With a new chief justice confirmed, I found myself with a daily assignment for Newsday about the confirmation hearings. Rather a difficult face to capture, but I think I nailed it pretty well.
And speaking of difficult faces to capture; for the same client I had another assignment featuring NY gov Pataki, who I have been assigned a few times before, and seem to have a difficult time with each and every illustration. Something about this guy’s face, but he seems to look different in reference photos depending on what angle they shoot him, or whether he is smiling or frowning. Anyhow, something about his face gives me trouble. (I don’t remember who the other guy was in this illustration, but I’m sure he was someone important in NY politics)
Another piece for the same client, involved orphans and something to do with their image as seen in popular culture. Gave me another chance to sneak in my dog ‘Lady’, who pops up a few times this month.
Another black and white rush job this month came from the Wall Street Journal, this being one of the earliest inklings of the coming ‘burst housing bubble’ that would make bigger news splashes in the coming years. Did a little collage technique with the ‘house’ in the balloon, manipulating a found photo, since I don’t draw architecture all too well.
An assignment for Barrons offered me the chance to work on a few of my least favorite subjects, airplanes and architecture. However, I kept the airplane to a rather simple shape sticking into the right side of the picture frame, and immersed myself into the detailing on the courtroom facade, and was surprised to find myself with a pretty nice illustration. One of those rare ones where I’m actually pleased with the layout and design over the actual rendering.
Another assignment for the same client is pictured below. This one was to picture an investor calm cool and collected despite the ‘rising flood waters’ around him. Gave me another chance to sneak my dog ‘Lady’ into the picture.
One thing I never do get tired of drawing, is old time sailing vessels. The Chronicle of Higher Education gave me the spot pictured to the left where I could work on my ‘water & boat’ skills. I don’t quite remember the angle of the story. I do like how the water turned out on this one. I continue to try different ‘water’ techniques, hoping to find one that is fairly expedient to draw, and at the same time looks realistic and fits the scratchboard style well.

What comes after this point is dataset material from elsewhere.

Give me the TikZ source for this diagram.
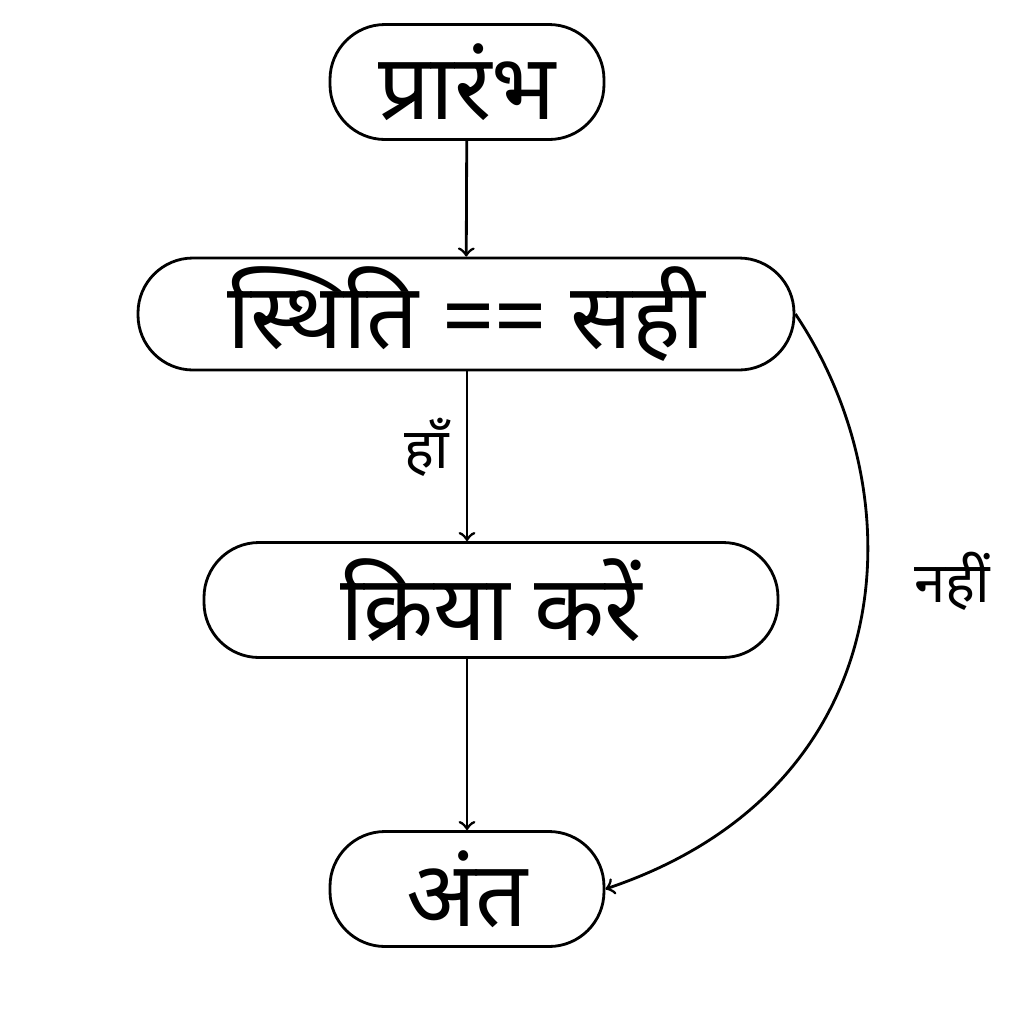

Also, during the month of August, I had a trio of ‘health care’ spots for the Wall Street Journal(being a longer month than usual). There was a period in the early part of the month where I went through a major dry spell as far as new assignments, and I was grateful to still have these semi-monthly regular spot illos coming in to cushion the dry spells. The one to the right was about a new technique for getting rid of cellulite. The one below and to the left was some sort of skin cream for helping with middle aged women’s ‘flabby arm skin’.
The third spot of the month had to do with some new sort of ‘vibrating exercise machine’ if memory serves me correctly.
Also, for the same client, I had another small color spot, that had something to do with ‘brainwashing’, or at least that’s what I remember. I liked this illustration so well, that the following year, I recycled it as part of a postcard mailing promoting my ‘spot illustration’ skills.
And for the same client, I also had a spot illustrating a story about Japan’s Prime Minister hoping to rally his downturning economy. The likeness of the PM wasn’t entirely necessary, but I remember taking great pains to do a good portrait despite the tiny size of the illustration. Hoping to push my ‘portraiture skills’ to this client, as they probably don’t think of me in that capacity. While I still never get much portraiture assignments from this client, I would later do a number of them for an affiliated client overseas.
Another strange assignment for the same client this month, was the ‘border illustration’ that I did (pictured below) regarding the online spam email phenomenon known as ‘phishing’. An unusual awkward shape to work with on this one, but I thought I filled it well.